Serait-ce une façon d’amoindrir le rôle du juge et de rehausser celui du poursuivant et des témoins à charge ? Veut-on refaire l’équilibre — au profit de l’État — entre le droit au procès équitable et l’exigence sécuritaire ? À ce jour, les ministres Peter MacKay (Justice) et Steven Blaney (Sécurité publique) sont demeurés silencieux quant à la raison d’être de cette modification. Le fardeau de la preuve leur incombe.

Le législateur reconnaît déjà que la préservation de certains renseignements peut écorner l’équité procédurale. En certaines circonstances, le juge peut rendre les ordonnances requises pour garantir à l’inculpé la tenue d’un juste procès. Cette compétence réparatrice peut entraîner l’abandon d’une inculpation, sa modification, voire l’arrêt des procédures.
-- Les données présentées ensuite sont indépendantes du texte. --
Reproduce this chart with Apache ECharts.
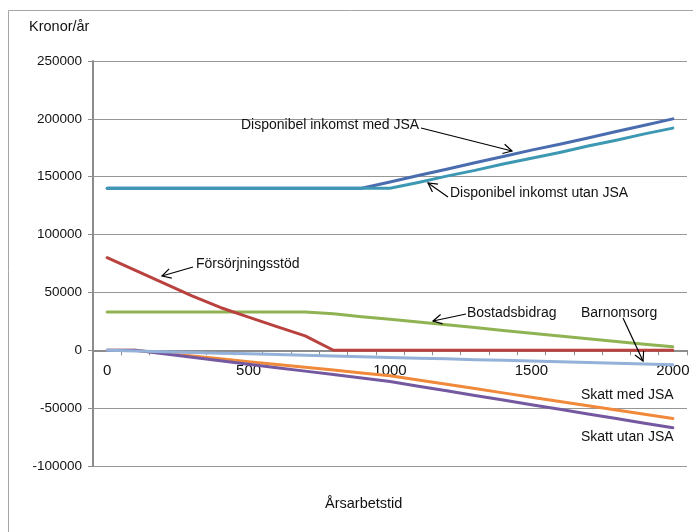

L’intérêt public exige parfois qu’un secret d’État ne soit pas dévoilé. Ainsi, la loi actuelle prévoit qu’un ministre ou un fonctionnaire peut s’opposer à la divulgation de renseignements qu’il considère comme étant d’intérêt public. Il appartient au tribunal d’apprécier les informations litigieuses et de statuer en conséquence.

Quoi qu’il en soit, une grille d’analyse établie par la Cour suprême s’applique à toutes les décisions discrétionnaires touchant la publicité des débats. Une ordonnance de huis clos ne doit être rendue que s’il est nécessaire d’écarter un risque sérieux pour la bonne administration de la justice, vu l’absence d’autres mesures raisonnables. De plus, les effets bénéfiques d’un huis clos doivent être plus importants que ses effets préjudiciables sur les droits et les intérêts des parties et du public.

Au final, le juge doit soupeser les effets d’une ordonnance d’exception sur le droit à la libre expression, le droit de l’accusé au procès public et équitable et sur l’efficacité de l’administration de la justice. Quelle que soit l’intention gouvernementale à propos de la modification proposée en matière de huis clos, la magistrature restera vigilante.